- _EXERCISE AIM_: Make an exact copy of the records, dropping all pictures.

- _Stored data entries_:
»»
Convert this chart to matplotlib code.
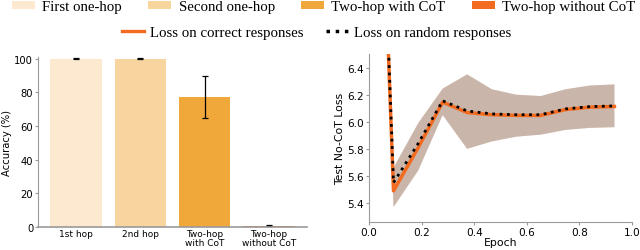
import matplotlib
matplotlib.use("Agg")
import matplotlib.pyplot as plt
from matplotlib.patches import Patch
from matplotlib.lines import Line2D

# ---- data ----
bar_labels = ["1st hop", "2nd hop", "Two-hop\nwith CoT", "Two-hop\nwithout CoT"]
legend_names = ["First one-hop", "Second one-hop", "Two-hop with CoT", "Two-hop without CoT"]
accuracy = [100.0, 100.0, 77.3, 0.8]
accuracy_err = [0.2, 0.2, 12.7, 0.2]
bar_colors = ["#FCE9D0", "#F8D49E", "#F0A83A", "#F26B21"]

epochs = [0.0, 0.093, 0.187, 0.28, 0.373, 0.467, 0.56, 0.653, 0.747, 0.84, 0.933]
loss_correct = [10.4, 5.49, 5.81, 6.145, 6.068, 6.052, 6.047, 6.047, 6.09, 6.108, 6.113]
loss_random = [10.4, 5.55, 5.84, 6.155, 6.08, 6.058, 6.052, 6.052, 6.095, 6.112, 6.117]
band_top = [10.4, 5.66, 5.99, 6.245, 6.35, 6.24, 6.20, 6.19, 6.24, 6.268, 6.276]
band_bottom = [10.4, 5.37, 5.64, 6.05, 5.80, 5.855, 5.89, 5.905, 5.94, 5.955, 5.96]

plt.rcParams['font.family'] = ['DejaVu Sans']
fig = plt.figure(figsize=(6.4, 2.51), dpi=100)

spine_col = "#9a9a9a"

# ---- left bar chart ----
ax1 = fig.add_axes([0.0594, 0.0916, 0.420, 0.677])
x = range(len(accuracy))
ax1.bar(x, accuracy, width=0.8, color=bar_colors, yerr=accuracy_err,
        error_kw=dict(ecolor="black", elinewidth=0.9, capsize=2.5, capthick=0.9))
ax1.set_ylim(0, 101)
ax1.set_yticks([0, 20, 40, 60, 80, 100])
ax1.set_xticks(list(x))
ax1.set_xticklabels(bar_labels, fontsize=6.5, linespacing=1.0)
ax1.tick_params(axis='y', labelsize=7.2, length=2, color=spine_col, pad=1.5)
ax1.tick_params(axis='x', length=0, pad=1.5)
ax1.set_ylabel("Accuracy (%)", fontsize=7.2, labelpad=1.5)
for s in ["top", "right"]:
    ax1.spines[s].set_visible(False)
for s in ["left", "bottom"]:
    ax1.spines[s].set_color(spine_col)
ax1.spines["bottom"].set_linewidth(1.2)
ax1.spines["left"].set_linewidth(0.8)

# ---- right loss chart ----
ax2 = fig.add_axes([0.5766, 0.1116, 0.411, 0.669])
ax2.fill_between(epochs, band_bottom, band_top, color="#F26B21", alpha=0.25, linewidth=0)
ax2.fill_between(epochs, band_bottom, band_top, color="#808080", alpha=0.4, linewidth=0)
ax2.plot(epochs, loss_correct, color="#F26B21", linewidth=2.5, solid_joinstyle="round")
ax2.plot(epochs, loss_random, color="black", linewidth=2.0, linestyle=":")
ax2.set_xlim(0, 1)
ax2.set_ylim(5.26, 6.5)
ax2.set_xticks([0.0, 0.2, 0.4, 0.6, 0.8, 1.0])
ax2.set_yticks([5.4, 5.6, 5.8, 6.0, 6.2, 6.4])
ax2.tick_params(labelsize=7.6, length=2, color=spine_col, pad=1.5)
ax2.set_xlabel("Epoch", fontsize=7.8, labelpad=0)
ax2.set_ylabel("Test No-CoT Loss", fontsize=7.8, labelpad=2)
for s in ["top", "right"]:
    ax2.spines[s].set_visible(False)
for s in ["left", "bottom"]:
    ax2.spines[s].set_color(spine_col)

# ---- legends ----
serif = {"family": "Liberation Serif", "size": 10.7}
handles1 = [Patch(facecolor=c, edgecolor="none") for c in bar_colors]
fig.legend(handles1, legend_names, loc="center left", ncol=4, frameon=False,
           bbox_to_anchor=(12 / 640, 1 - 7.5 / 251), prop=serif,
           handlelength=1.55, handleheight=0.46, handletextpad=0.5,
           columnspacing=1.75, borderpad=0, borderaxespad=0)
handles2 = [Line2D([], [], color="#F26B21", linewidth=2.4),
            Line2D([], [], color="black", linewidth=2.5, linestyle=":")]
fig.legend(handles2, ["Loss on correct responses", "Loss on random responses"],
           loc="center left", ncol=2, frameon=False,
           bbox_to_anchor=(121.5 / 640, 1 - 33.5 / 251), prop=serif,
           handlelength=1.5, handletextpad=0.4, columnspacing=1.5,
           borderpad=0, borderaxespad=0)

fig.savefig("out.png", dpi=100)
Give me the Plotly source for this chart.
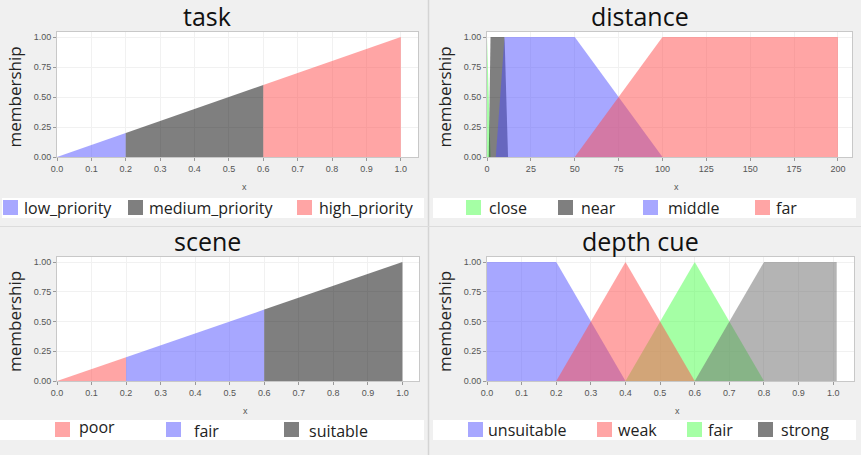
««
- _RIGHT ANSWER_:
Convert this chart to matplotlib code.
import matplotlib
matplotlib.use("Agg")
import matplotlib.pyplot as plt
from matplotlib.patches import Patch
from matplotlib.lines import Line2D

# ---- data ----
bar_labels = ["1st hop", "2nd hop", "Two-hop\nwith CoT", "Two-hop\nwithout CoT"]
legend_names = ["First one-hop", "Second one-hop", "Two-hop with CoT", "Two-hop without CoT"]
accuracy = [100.0, 100.0, 77.3, 0.8]
accuracy_err = [0.2, 0.2, 12.7, 0.2]
bar_colors = ["#FCE9D0", "#F8D49E", "#F0A83A", "#F26B21"]

epochs = [0.0, 0.093, 0.187, 0.28, 0.373, 0.467, 0.56, 0.653, 0.747, 0.84, 0.933]
loss_correct = [10.4, 5.49, 5.81, 6.145, 6.068, 6.052, 6.047, 6.047, 6.09, 6.108, 6.113]
loss_random = [10.4, 5.55, 5.84, 6.155, 6.08, 6.058, 6.052, 6.052, 6.095, 6.112, 6.117]
band_top = [10.4, 5.66, 5.99, 6.245, 6.35, 6.24, 6.20, 6.19, 6.24, 6.268, 6.276]
band_bottom = [10.4, 5.37, 5.64, 6.05, 5.80, 5.855, 5.89, 5.905, 5.94, 5.955, 5.96]

plt.rcParams['font.family'] = ['DejaVu Sans']
fig = plt.figure(figsize=(6.4, 2.51), dpi=100)

spine_col = "#9a9a9a"

# ---- left bar chart ----
ax1 = fig.add_axes([0.0594, 0.0916, 0.420, 0.677])
x = range(len(accuracy))
ax1.bar(x, accuracy, width=0.8, color=bar_colors, yerr=accuracy_err,
        error_kw=dict(ecolor="black", elinewidth=0.9, capsize=2.5, capthick=0.9))
ax1.set_ylim(0, 101)
ax1.set_yticks([0, 20, 40, 60, 80, 100])
ax1.set_xticks(list(x))
ax1.set_xticklabels(bar_labels, fontsize=6.5, linespacing=1.0)
ax1.tick_params(axis='y', labelsize=7.2, length=2, color=spine_col, pad=1.5)
ax1.tick_params(axis='x', length=0, pad=1.5)
ax1.set_ylabel("Accuracy (%)", fontsize=7.2, labelpad=1.5)
for s in ["top", "right"]:
    ax1.spines[s].set_visible(False)
for s in ["left", "bottom"]:
    ax1.spines[s].set_color(spine_col)
ax1.spines["bottom"].set_linewidth(1.2)
ax1.spines["left"].set_linewidth(0.8)

# ---- right loss chart ----
ax2 = fig.add_axes([0.5766, 0.1116, 0.411, 0.669])
ax2.fill_between(epochs, band_bottom, band_top, color="#F26B21", alpha=0.25, linewidth=0)
ax2.fill_between(epochs, band_bottom, band_top, color="#808080", alpha=0.4, linewidth=0)
ax2.plot(epochs, loss_correct, color="#F26B21", linewidth=2.5, solid_joinstyle="round")
ax2.plot(epochs, loss_random, color="black", linewidth=2.0, linestyle=":")
ax2.set_xlim(0, 1)
ax2.set_ylim(5.26, 6.5)
ax2.set_xticks([0.0, 0.2, 0.4, 0.6, 0.8, 1.0])
ax2.set_yticks([5.4, 5.6, 5.8, 6.0, 6.2, 6.4])
ax2.tick_params(labelsize=7.6, length=2, color=spine_col, pad=1.5)
ax2.set_xlabel("Epoch", fontsize=7.8, labelpad=0)
ax2.set_ylabel("Test No-CoT Loss", fontsize=7.8, labelpad=2)
for s in ["top", "right"]:
    ax2.spines[s].set_visible(False)
for s in ["left", "bottom"]:
    ax2.spines[s].set_color(spine_col)

# ---- legends ----
serif = {"family": "Liberation Serif", "size": 10.7}
handles1 = [Patch(facecolor=c, edgecolor="none") for c in bar_colors]
fig.legend(handles1, legend_names, loc="center left", ncol=4, frameon=False,
           bbox_to_anchor=(12 / 640, 1 - 7.5 / 251), prop=serif,
           handlelength=1.55, handleheight=0.46, handletextpad=0.5,
           columnspacing=1.75, borderpad=0, borderaxespad=0)
handles2 = [Line2D([], [], color="#F26B21", linewidth=2.4),
            Line2D([], [], color="black", linewidth=2.5, linestyle=":")]
fig.legend(handles2, ["Loss on correct responses", "Loss on random responses"],
           loc="center left", ncol=2, frameon=False,
           bbox_to_anchor=(121.5 / 640, 1 - 33.5 / 251), prop=serif,
           handlelength=1.5, handletextpad=0.4, columnspacing=1.5,
           borderpad=0, borderaxespad=0)

fig.savefig("out.png", dpi=100)
Give me the Plotly source for this chart.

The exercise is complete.